- Church: Episcopal Church
- Diocese: Central New York
- In office: 1921–1936
- Predecessor: Charles Tyler Olmstead
- Successor: Edward H. Coley
- Previous post: Coadjutor Bishop of Central New York (1915-1924)

Orders
- Ordination: June 11, 1897 by John Scarborough
- Consecration: September 29, 1915 by Daniel S. Tuttle

Personal details
- Born: March 16, 1868 New Brunswick, New Jersey, United States
- Died: January 8, 1942 (aged 73) Baltimore, Maryland United States
- Buried: Trinity Church Cemetery
- Denomination: Anglican
- Parents: William H. Fiske & Mary Houghton
- Spouse: Elizabeth Curlett Crampton
- Children: John Francis Fiske (1904-1988); (Stepdaughter) Esther Barton Crampton (ca.1890-197?)

= Charles Fiske =

American Episcopal bishop

Charles Fiske (March 16, 1868 - January 8, 1942) was bishop of the Episcopal Diocese of Central New York from 1921 to 1936.

==Biography==
Fiske was born on March 16, 1869, in New Brunswick, New Jersey, the son of William Henry Fiske (1845-1916) and Mary Houghton. he was educated at the schools in new Brunswick and studied at Rutgers College. he then joined his father's newspaper staff, whilst being registered as a law student. He also worked as a correspondent for The New York Times and later also was private secretary to Stewart L. Woodford who was Lieutenant Governor of New York. Later he studied at St Stephen's College and then at General Theological Seminary from where he graduated in 1896 and was ordained deacon that same year by Bishop John Scarborough of New Jersey. He was ordained priest in 1897.
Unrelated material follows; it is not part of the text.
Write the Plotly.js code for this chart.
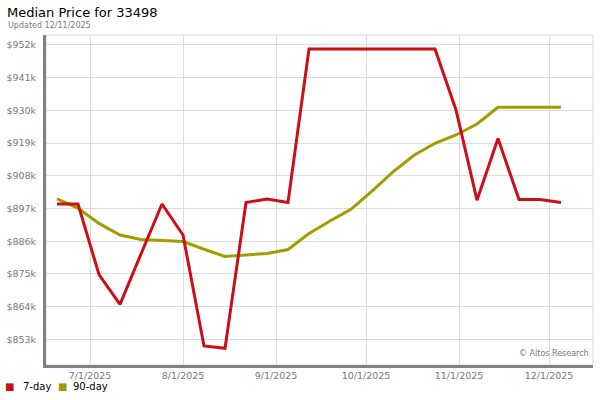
<!DOCTYPE html>
<html>
<head>
<meta charset="utf-8">
<script src="https://cdn.plot.ly/plotly-3.0.1.min.js"></script>
<style>html,body{margin:0;padding:0;background:#fff;}#chart{width:600px;height:400px;}</style>
</head>
<body>
<div id="chart"></div>
<script>
// Weekly dates (Fridays)
const dates = ["2025-06-20","2025-06-27","2025-07-04","2025-07-11","2025-07-18","2025-07-25","2025-08-01","2025-08-08","2025-08-15","2025-08-22","2025-08-29","2025-09-05","2025-09-12","2025-09-19","2025-09-26","2025-10-03","2025-10-10","2025-10-17","2025-10-24","2025-10-31","2025-11-07","2025-11-14","2025-11-21","2025-11-28","2025-12-05"];
// 7-day median price
const sevenDay = [898500,898500,874800,864800,881700,898500,888100,850800,850000,899000,900200,899000,950600,950600,950600,950600,950600,950600,950600,930100,899800,920500,900000,900000,899000];
// 90-day median price
const ninetyDay = [900200,897100,892000,888100,886600,886300,885900,883300,880900,881400,881900,883200,888600,892800,896700,902800,909300,914900,918900,921700,925400,931000,931000,931000,931000];
// Axis ticks
const yTickVals = [853000,864000,875000,886000,897000,908000,919000,930000,941000,952000];
const yTickText = ["$853k","$864k","$875k","$886k","$897k","$908k","$919k","$930k","$941k","$952k"];
const xTickVals = ["2025-07-01","2025-08-01","2025-09-01","2025-10-01","2025-11-01","2025-12-01"];
const xTickText = ["7/1/2025","8/1/2025","9/1/2025","10/1/2025","11/1/2025","12/1/2025"];
const seriesNames = ["7-day", "90-day"];

const red = "#cc0f15";
const olive = "#a39c00";

const traces = [
  {x: dates, y: ninetyDay, type: "scatter", mode: "lines", name: seriesNames[1], line: {color: olive, width: 3}, showlegend: false, hoverinfo: "skip"},
  {x: dates, y: sevenDay, type: "scatter", mode: "lines", name: seriesNames[0], line: {color: red, width: 3}, showlegend: false, hoverinfo: "skip"}
];

// plot area: left 46, right 593, top 35, bottom 365
const PL = 46, PW = 547, PT = 35, PH = 330;
const px = v => (v - PL) / PW;
const py = v => (PT + PH - v) / PH;

const layout = {
  width: 600, height: 400,
  margin: {l: 46, r: 7, t: 35, b: 35, autoexpand: false},
  paper_bgcolor: "#fff", plot_bgcolor: "#fff",
  showlegend: false,
  font: {family: "DejaVu Sans", size: 10, color: "#000"},
  title: {text: "Median Price for 33498", xref: "container", yref: "container", x: 7/600, xanchor: "left", y: 1 - 12/400, yanchor: "middle", font: {family: "DejaVu Sans", size: 13, color: "#000"}},
  xaxis: {
    type: "date",
    range: ["2025-06-16 08:00", "2025-12-15 16:00"],
    tickvals: xTickVals, ticktext: xTickText,
    tickfont: {family: "DejaVu Sans", size: 9.5, color: "#777"},
    showgrid: true, gridcolor: "#dcdcdc", gridwidth: 1,
    showline: true, linecolor: "#808080", linewidth: 3,
    ticks: "",
    zeroline: false, fixedrange: true
  },
  yaxis: {
    range: [844400, 955300],
    tickvals: yTickVals, ticktext: yTickText,
    tickfont: {family: "DejaVu Sans", size: 9.5, color: "#777"},
    showgrid: true, gridcolor: "#dcdcdc", gridwidth: 1,
    showline: true, linecolor: "#808080", linewidth: 3,
    ticks: "outside", ticklen: 5, tickcolor: "rgba(0,0,0,0)",
    zeroline: false, fixedrange: true
  },
  shapes: [
    {type: "rect", xref: "paper", yref: "paper", x0: 0, x1: 1, y0: 0, y1: 1, line: {color: "#d8d8d8", width: 1}, layer: "below"}
  ],
  annotations: [
    {text: "Updated 12/11/2025", xref: "paper", yref: "paper", x: px(6), y: py(25), xanchor: "left", yanchor: "middle", showarrow: false, font: {family: "DejaVu Sans", size: 8, color: "#777"}},
    {text: "© Altos Research", xref: "paper", yref: "paper", x: px(591), y: py(353), xanchor: "right", yanchor: "middle", showarrow: false, font: {family: "DejaVu Sans", size: 8, color: "#777"}},
    {text: "■", xref: "paper", yref: "paper", x: px(3), y: py(386), xanchor: "left", yanchor: "middle", showarrow: false, font: {family: "DejaVu Sans", size: 10, color: red}},
    {text: seriesNames[0], xref: "paper", yref: "paper", x: px(21), y: py(386), xanchor: "left", yanchor: "middle", showarrow: false, font: {family: "DejaVu Sans", size: 10, color: "#000"}},
    {text: "■", xref: "paper", yref: "paper", x: px(56), y: py(386), xanchor: "left", yanchor: "middle", showarrow: false, font: {family: "DejaVu Sans", size: 10, color: olive}},
    {text: seriesNames[1], xref: "paper", yref: "paper", x: px(71), y: py(386), xanchor: "left", yanchor: "middle", showarrow: false, font: {family: "DejaVu Sans", size: 10, color: "#000"}}
  ]
};

Plotly.newPlot("chart", traces, layout, {displayModeBar: false, staticPlot: true});
</script>
</body>
</html>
As a priest he became a member of the New Jersey associate missions and then served congregations in Westfield, New Jersey, Somerville, New Jersey, the Church of the Transfiguration in Philadelphia, St John's Church in Norristown, Pennsylvania and finally as rector of the Church of St Michael and All Angels in Baltimore.
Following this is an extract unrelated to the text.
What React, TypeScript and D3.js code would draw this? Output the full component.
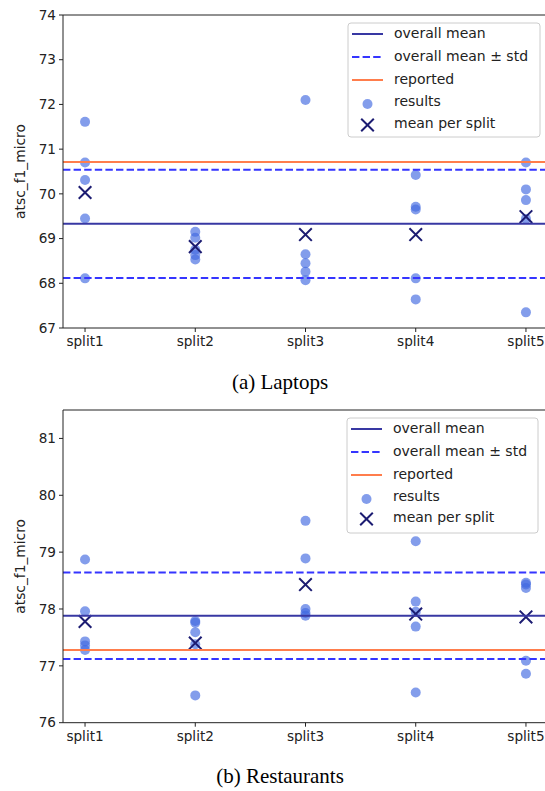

In 1915 Fiske was elected Bishop Coadjutor of Central New York and was consecrated on September 29, 1915, with Presiding Bishop Daniel S. Tuttle as chief consecrator. He became diocesan bishop in 1924 and retired in 1936. he died on January 8, 1942, in Baltimore and his funeral was held at st Michael and All Angeles Church in Baltimore on January 10, presided over by Bishop Edward T. Helfenstein.